(begin)

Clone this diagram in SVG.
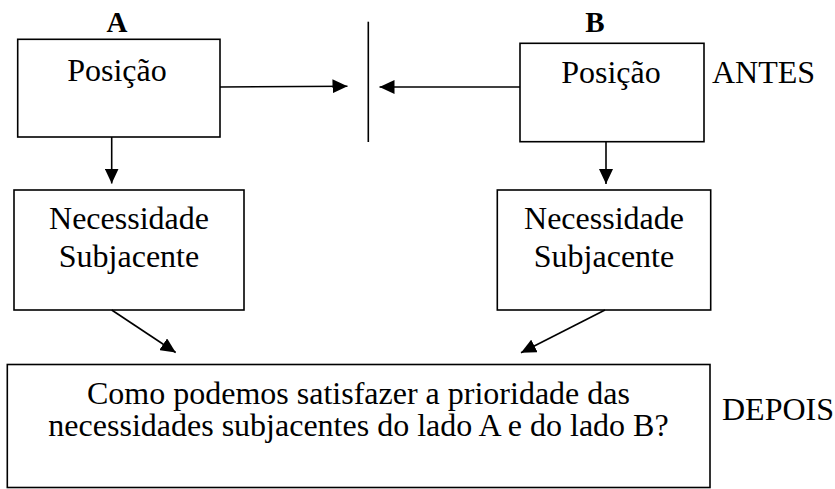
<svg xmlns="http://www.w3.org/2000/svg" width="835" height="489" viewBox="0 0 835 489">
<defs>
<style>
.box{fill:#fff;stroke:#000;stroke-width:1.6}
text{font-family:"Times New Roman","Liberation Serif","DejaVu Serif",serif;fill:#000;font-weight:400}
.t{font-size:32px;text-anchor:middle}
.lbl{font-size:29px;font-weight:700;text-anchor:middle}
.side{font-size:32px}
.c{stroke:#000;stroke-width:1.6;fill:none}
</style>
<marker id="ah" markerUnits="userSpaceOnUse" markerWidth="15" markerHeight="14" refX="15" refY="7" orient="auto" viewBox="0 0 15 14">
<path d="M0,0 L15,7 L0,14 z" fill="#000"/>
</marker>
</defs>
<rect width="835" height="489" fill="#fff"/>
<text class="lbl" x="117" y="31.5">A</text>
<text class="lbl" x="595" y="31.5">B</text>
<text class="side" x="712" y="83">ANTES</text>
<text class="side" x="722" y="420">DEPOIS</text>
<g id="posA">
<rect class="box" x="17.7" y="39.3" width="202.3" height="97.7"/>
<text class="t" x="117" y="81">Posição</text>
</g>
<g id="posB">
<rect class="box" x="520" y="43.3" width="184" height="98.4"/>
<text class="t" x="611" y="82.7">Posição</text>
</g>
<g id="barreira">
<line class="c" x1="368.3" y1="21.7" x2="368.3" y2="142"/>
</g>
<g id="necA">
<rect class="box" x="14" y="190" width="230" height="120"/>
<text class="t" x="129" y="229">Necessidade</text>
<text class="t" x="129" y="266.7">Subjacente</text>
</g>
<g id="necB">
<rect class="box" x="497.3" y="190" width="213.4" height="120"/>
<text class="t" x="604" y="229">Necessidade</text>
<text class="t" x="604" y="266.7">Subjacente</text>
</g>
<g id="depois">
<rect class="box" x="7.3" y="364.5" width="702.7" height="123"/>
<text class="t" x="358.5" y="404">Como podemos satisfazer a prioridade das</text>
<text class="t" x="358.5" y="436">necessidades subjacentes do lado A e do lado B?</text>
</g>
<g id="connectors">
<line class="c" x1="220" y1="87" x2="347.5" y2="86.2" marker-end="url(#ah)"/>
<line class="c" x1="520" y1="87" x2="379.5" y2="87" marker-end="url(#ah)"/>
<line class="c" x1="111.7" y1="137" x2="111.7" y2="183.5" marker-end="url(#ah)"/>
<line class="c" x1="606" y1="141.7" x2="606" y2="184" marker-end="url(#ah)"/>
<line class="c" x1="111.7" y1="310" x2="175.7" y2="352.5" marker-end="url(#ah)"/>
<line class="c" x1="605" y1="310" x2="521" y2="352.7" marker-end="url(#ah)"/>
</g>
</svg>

(end)

- [What is being asked]: Set every line down exactly as written, leaving each picture out.

- [Answer to the exercise]:
Clone this diagram in SVG.
<svg xmlns="http://www.w3.org/2000/svg" width="835" height="489" viewBox="0 0 835 489">
<defs>
<style>
.box{fill:#fff;stroke:#000;stroke-width:1.6}
text{font-family:"Times New Roman","Liberation Serif","DejaVu Serif",serif;fill:#000;font-weight:400}
.t{font-size:32px;text-anchor:middle}
.lbl{font-size:29px;font-weight:700;text-anchor:middle}
.side{font-size:32px}
.c{stroke:#000;stroke-width:1.6;fill:none}
</style>
<marker id="ah" markerUnits="userSpaceOnUse" markerWidth="15" markerHeight="14" refX="15" refY="7" orient="auto" viewBox="0 0 15 14">
<path d="M0,0 L15,7 L0,14 z" fill="#000"/>
</marker>
</defs>
<rect width="835" height="489" fill="#fff"/>
<text class="lbl" x="117" y="31.5">A</text>
<text class="lbl" x="595" y="31.5">B</text>
<text class="side" x="712" y="83">ANTES</text>
<text class="side" x="722" y="420">DEPOIS</text>
<g id="posA">
<rect class="box" x="17.7" y="39.3" width="202.3" height="97.7"/>
<text class="t" x="117" y="81">Posição</text>
</g>
<g id="posB">
<rect class="box" x="520" y="43.3" width="184" height="98.4"/>
<text class="t" x="611" y="82.7">Posição</text>
</g>
<g id="barreira">
<line class="c" x1="368.3" y1="21.7" x2="368.3" y2="142"/>
</g>
<g id="necA">
<rect class="box" x="14" y="190" width="230" height="120"/>
<text class="t" x="129" y="229">Necessidade</text>
<text class="t" x="129" y="266.7">Subjacente</text>
</g>
<g id="necB">
<rect class="box" x="497.3" y="190" width="213.4" height="120"/>
<text class="t" x="604" y="229">Necessidade</text>
<text class="t" x="604" y="266.7">Subjacente</text>
</g>
<g id="depois">
<rect class="box" x="7.3" y="364.5" width="702.7" height="123"/>
<text class="t" x="358.5" y="404">Como podemos satisfazer a prioridade das</text>
<text class="t" x="358.5" y="436">necessidades subjacentes do lado A e do lado B?</text>
</g>
<g id="connectors">
<line class="c" x1="220" y1="87" x2="347.5" y2="86.2" marker-end="url(#ah)"/>
<line class="c" x1="520" y1="87" x2="379.5" y2="87" marker-end="url(#ah)"/>
<line class="c" x1="111.7" y1="137" x2="111.7" y2="183.5" marker-end="url(#ah)"/>
<line class="c" x1="606" y1="141.7" x2="606" y2="184" marker-end="url(#ah)"/>
<line class="c" x1="111.7" y1="310" x2="175.7" y2="352.5" marker-end="url(#ah)"/>
<line class="c" x1="605" y1="310" x2="521" y2="352.7" marker-end="url(#ah)"/>
</g>
</svg>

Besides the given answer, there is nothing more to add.